DeSantis’ bigoted administration and presidential campaign are leading a new age of American fascism that began during the Trump era. His attacks against Black educational freedom have turned Florida into the country’s blueprint for anti-Black fascism.
The general public frequently has misconceptions about fascism. The far-right political ideology revolves around maintaining socioeconomic hierarchy by demonizing populations through legal and social discrimination. The head of state’s fascist regime preaches a national myth of former glory ruined by the oppressed population; these racist lies are meant to encourage and justify violence against them and preserve capitalism, the real culprit of any nation’s decline.
Violence and power are key components of fascism; the Nazis, the most famous example of a fascist regime, used state power to produce anti-semitic propaganda, falsely blaming Jewish people for Germany’s economic collapse following WWI, leading to the Holocaust in which six million Jewish people were murdered.
Conservatives often utilize dog whistles such as “woke,” “indoctrination” and “critical race theory” (CRT) as a means to justify their crusades against racial educational programs. For example, at the high school level, Florida’s Department of Education banned AP African American Studies, a course offering college credit upon passing the AP exam, from being taught in the state.
The state’s justification for banning the course was, according to them, that the curriculum attempted to indoctrinate students by teaching them CRT. For years now, Republicans have used CRT to limit Black educational freedom and they’ve successfully turned the complex theory into a wellspring of racist moral panic; the term has become so warped by rampant, intentional misuse that now, CRT is a catch-all term for any educational discussion on race.
In reality, CRT began as a highly advanced law course designed to teach students about systemic racism in American institutions and has grown into its own area of scholarly research. Moreover, a course of this nature is not being taught in public schools. AP African American Studies teaches students about important Black figures and events in American history, such as Reconstruction and the Harlem Renaissance.
Denying students the ability to take AP African American Studies, as well as lying about the course’s actual curriculum, is an assault on Black history itself. DeSantis is sending a clear message: the Black American experience will not be chronicled in Florida.

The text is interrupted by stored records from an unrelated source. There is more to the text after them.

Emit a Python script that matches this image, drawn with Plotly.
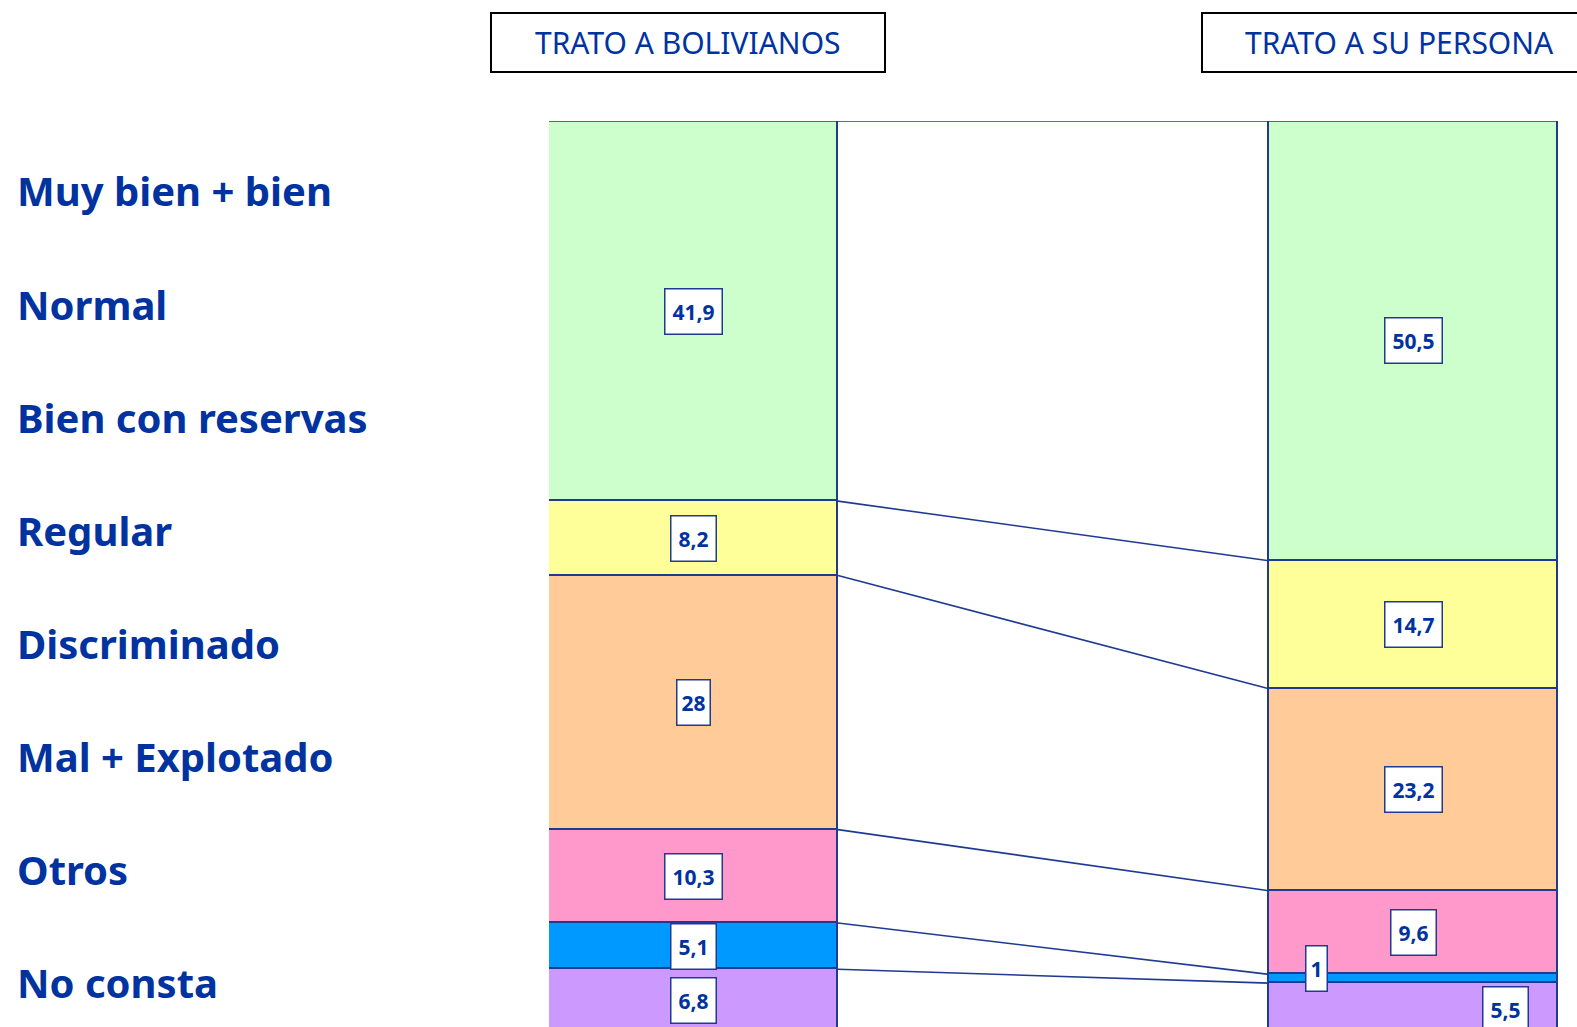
import plotly.graph_objects as go

# ---- data ----
row_labels = ["Muy bien + bien", "Normal", "Bien con reservas", "Regular",
              "Discriminado", "Mal + Explotado", "Otros", "No consta"]
groups = ["TRATO A BOLIVIANOS", "TRATO A SU PERSONA"]
segments = ["Bien", "Regular", "Discriminado", "Mal", "Otros", "No consta"]  # top -> bottom
bolivianos = [41.9, 8.2, 28, 10.3, 5.1, 6.8]
persona = [50.5, 14.7, 23.2, 9.6, 1, 5.5]
colors = ["#CCFFCC", "#FFFF99", "#FFCC99", "#FF99CC", "#0099FF", "#CC99FF"]

BLUE = "#0033A0"
EDGE = "#1F3A93"
W = 0.4014
FONT = "Noto Sans"


def fmt(v):
    return str(int(v)) if float(v).is_integer() else str(v).replace(".", ",")


def px_x(p):  # page pixel -> paper x
    return (p - 549) / 1009


def px_y(p):  # page pixel -> paper y
    return (1027 - p) / 906


fig = go.Figure()
n = len(segments)
for i in reversed(range(n)):
    fig.add_trace(go.Bar(
        x=[0, 1], y=[bolivianos[i], persona[i]], width=W, name=segments[i],
        marker=dict(color=colors[i], line=dict(color=EDGE, width=1.6)),
        hoverinfo="skip", showlegend=False))


def cum_bottom(vals):
    tot = sum(vals)
    acc = 0.0
    res = [None] * len(vals)
    for i in reversed(range(len(vals))):
        b = acc
        acc += vals[i] / tot * 100
        res[i] = (b, acc)
    return res


cl = cum_bottom(bolivianos)
cr = cum_bottom(persona)

# connector lines between matching boundaries
lx, ly = [], []
for i in range(1, n):
    lx += [W / 2, 1 - W / 2, None]
    ly += [cl[i][1], cr[i][1], None]
fig.add_trace(go.Scatter(x=lx, y=ly, mode="lines", line=dict(color=EDGE, width=1.6),
                         hoverinfo="skip", showlegend=False))

annotations = []
shifts_right = {4: (-97, 10), 5: (92, -2)}
for xi, vals, cum in [(0, bolivianos, cl), (1, persona, cr)]:
    for i, v in enumerate(vals):
        t = fmt(v)
        xs, ys = (0, 0)
        if xi == 1 and i in shifts_right:
            xs, ys = shifts_right[i]
        annotations.append(dict(
            x=xi, y=(cum[i][0] + cum[i][1]) / 2, xref="x", yref="y",
            text="<b>%s</b>" % t, showarrow=False, xshift=xs, yshift=ys,
            font=dict(family=FONT, size=21, color=BLUE),
            bgcolor="white", bordercolor=EDGE, borderwidth=1.5, borderpad=0,
            width=8 + 12 * len(t), height=44))

# left labels
for k, lab in enumerate(row_labels):
    yc = 191 + 113 * k
    annotations.append(dict(
        x=px_x(15), y=px_y(yc), xref="paper", yref="paper",
        xanchor="left", yanchor="middle", text="<b>%s</b>" % lab, showarrow=False,
        font=dict(family=FONT, size=40, color=BLUE)))

# group titles (boxes as shapes, text as annotations)
shapes = [dict(type="line", xref="paper", x0=0, x1=1, yref="y", y0=100, y1=100,
               line=dict(color=EDGE, width=1.6))]
for x0p, g in zip([491, 1202], groups):
    shapes.append(dict(type="rect", xref="paper", yref="paper",
                       x0=px_x(x0p), x1=px_x(x0p + 394), y0=px_y(72), y1=px_y(13),
                       line=dict(color="black", width=2), fillcolor="white", layer="below"))
    annotations.append(dict(
        x=px_x(x0p + 197), y=px_y(42.5), xref="paper", yref="paper",
        xanchor="center", yanchor="middle", text=g, showarrow=False,
        font=dict(family=FONT, size=30, color=BLUE)))

fig.update_layout(
    width=1577, height=1027,
    margin=dict(l=549, r=1577 - 1558, t=121, b=0),
    paper_bgcolor="white", plot_bgcolor="white",
    barmode="stack", barnorm="percent", bargap=0,
    xaxis=dict(range=[-W / 2, 1 + W / 2], visible=False, fixedrange=True),
    yaxis=dict(range=[0.44, 100], visible=False, fixedrange=True),
    annotations=annotations,
    shapes=shapes,
    showlegend=False,
)

fig.write_html("out.html", config={"displayModeBar": False},
               post_script="document.body.style.margin='0';document.body.style.overflow='hidden';")
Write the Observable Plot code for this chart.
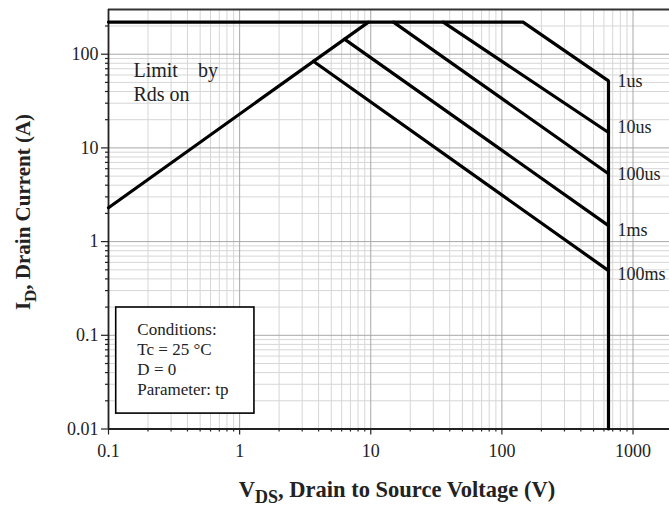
<!DOCTYPE html>
<html><head><meta charset="utf-8">
<script src="https://cdn.jsdelivr.net/npm/d3@7"></script>
<script src="https://cdn.jsdelivr.net/npm/@observablehq/plot@0.6"></script>
<style>body{margin:0;background:#fff}</style>
</head><body><div id="chart"></div>
<script>
// Tick values
const xDecades = [0.1, 1, 10, 100, 1000];
const yDecades = [0.01, 0.1, 1, 10, 100];
const minorSteps = [2, 3, 4, 5, 6, 7, 8, 9];

// SOA curves (V in volts, I in amps)
const curveNames = ["1us", "10us", "100us", "1ms", "100ms"];
const curveV = [[0.1, 145, 650, 650], [35.7, 650], [14.9, 650], [6.3, 650], [3.65, 650]];
const curveI = [[220, 220, 52, 0.01], [220, 14.6], [220, 5.3], [145, 1.48], [84, 0.49]];
const labelI = [51, 16.6, 5.27, 1.33, 0.445];
const labelV = 650;

// Rds(on) limit line
const rdsV = [0.1, 9.6];
const rdsI = [2.3, 220];

// Annotations
const limitText = "Limit\u00a0\u00a0\u00a0\u00a0by\nRds on";
const limitAt = [0.155, 51.5];
const condText = "Conditions:\nTc = 25 \u00b0C\nD = 0\nParameter: tp";
const condAt = [0.166, 0.0565];
const boxV = [0.1145, 1.297];
const boxI = [0.0146, 0.198];

const xMinor = xDecades.flatMap(d => minorSteps.map(m => d * m)).filter(v => v < 2000);
const yMinor = yDecades.flatMap(d => minorSteps.map(m => d * m)).filter(v => v < 300);

const rows = [];
curveNames.forEach((n, k) => curveV[k].forEach((v, j) => rows.push({name: n, v, i: curveI[k][j]})));
rdsV.forEach((v, j) => rows.push({name: "rds", v, i: rdsI[j]}));
const labels = curveNames.map((n, k) => ({name: n, v: labelV, i: labelI[k]}));

const serif = "'Liberation Serif', 'Times New Roman', serif";

const chart = Plot.plot({
  width: 669,
  height: 506,
  marginLeft: 108,
  marginTop: 9,
  marginRight: 0,
  marginBottom: 77.5,
  style: {fontFamily: serif, fontSize: "18px", color: "#222", background: "#fff", overflow: "visible"},
  x: {type: "log", domain: [0.1, 2000], range: [108, 672]},
  y: {type: "log", domain: [0.01, 300]},
  marks: [
    Plot.gridX(xMinor, {stroke: "#d6d6d6", strokeOpacity: 1, strokeWidth: 1}),
    Plot.gridY(yMinor, {stroke: "#d6d6d6", strokeOpacity: 1, strokeWidth: 1}),
    Plot.gridX(xDecades, {stroke: "#a8a8a8", strokeOpacity: 1, strokeWidth: 1}),
    Plot.gridY(yDecades, {stroke: "#a8a8a8", strokeOpacity: 1, strokeWidth: 1}),
    Plot.ruleY([300], {stroke: "#333", strokeWidth: 1.8}),
    Plot.axisX(xMinor, {tickSize: 3, tickFormat: () => "", stroke: "#222", strokeWidth: 1.2, label: null}),
    Plot.axisY(yMinor, {tickSize: 3, tickFormat: () => "", stroke: "#222", strokeWidth: 1.2, label: null}),
    Plot.axisX(xDecades, {tickSize: 6, tickPadding: 9, tickFormat: d => String(d), fontSize: 18, stroke: "#222", strokeWidth: 1.2, label: null}),
    Plot.axisY(yDecades, {tickSize: 7, tickPadding: 3, tickFormat: d => String(d), fontSize: 18, stroke: "#222", strokeWidth: 1.2, label: null}),
    Plot.ruleX([0.1], {stroke: "#222", strokeWidth: 1.8}),
    Plot.ruleY([0.01], {stroke: "#222", strokeWidth: 1.8}),
    Plot.line(rows, {x: "v", y: "i", z: "name", stroke: "#000", strokeWidth: 3.2, strokeLinejoin: "miter"}),
    Plot.text(labels, {x: "v", y: "i", text: "name", textAnchor: "start", dx: 9, fontSize: 18, fill: "#222"}),
    Plot.text([limitText], {x: () => limitAt[0], y: () => limitAt[1], text: d => d, textAnchor: "start", lineAnchor: "middle", lineHeight: 1.2, fontSize: 20, fill: "#222"}),
    Plot.rect([0], {x1: () => boxV[0], x2: () => boxV[1], y1: () => boxI[0], y2: () => boxI[1], fill: "#fff", stroke: "#000", strokeWidth: 1.6}),
    Plot.text([condText], {x: () => condAt[0], y: () => condAt[1], text: d => d, textAnchor: "start", lineAnchor: "middle", lineHeight: 1.18, fontSize: 17, fill: "#222"})
  ]
});

const svg = d3.select(chart);
const xt = svg.append("text")
  .attr("x", 397).attr("y", 497)
  .attr("text-anchor", "middle")
  .attr("font-family", serif).attr("font-weight", "bold").attr("font-size", 22.5).attr("fill", "#222");
xt.append("tspan").text("V");
xt.append("tspan").attr("dy", 6).attr("font-size", 18).text("DS");
xt.append("tspan").attr("dy", -6).text(", Drain to Source Voltage (V)");

const yt = svg.append("text")
  .attr("transform", "translate(30,212) rotate(-90)")
  .attr("text-anchor", "middle")
  .attr("font-family", serif).attr("font-weight", "bold").attr("font-size", 21).attr("fill", "#222");
yt.append("tspan").text("I");
yt.append("tspan").attr("dy", 6).attr("font-size", 17).text("D");
yt.append("tspan").attr("dy", -6).text(", Drain Current (A)");

document.getElementById("chart").appendChild(chart);
</script>
</body></html>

On Monday, May 15, DeSantis signed Senate Bill 266, a shockingly oppressive piece of legislation that bans “the state’s public colleges and universities from spending money on diversity, equity and inclusion (DEI) programs.”
The Florida legislature has dropped all pretenses of “protecting children” by actively targeting college programs and classes. The law’s vague wording means DEI programs could include any classes about or extracurriculars for minoritized populations and considering the law’s House counterpart, House Bill 999, that is the legislature’s goal.
The bill would ban programs teaching all critical theory, such as CRT, radical feminist theory and queer theory. In April, Ian Stewart, The Lion’s Roar’s opinions editor, wrote about how members of Florida A&M University’s Divine 9 voiced concern over the potential for these legislations to lay waste on programs centered around minoritized populations, including the Greek organization and multicultural student unions.
If a similar law were passed in Louisiana, organizations such as SLU’s Black Student Union, MISA and the Lavender Lions would all be at risk.
The Republican legislature’s attacks and threats against programs, courses and activities for minoritized people are meant to scare higher educational institutions into submission.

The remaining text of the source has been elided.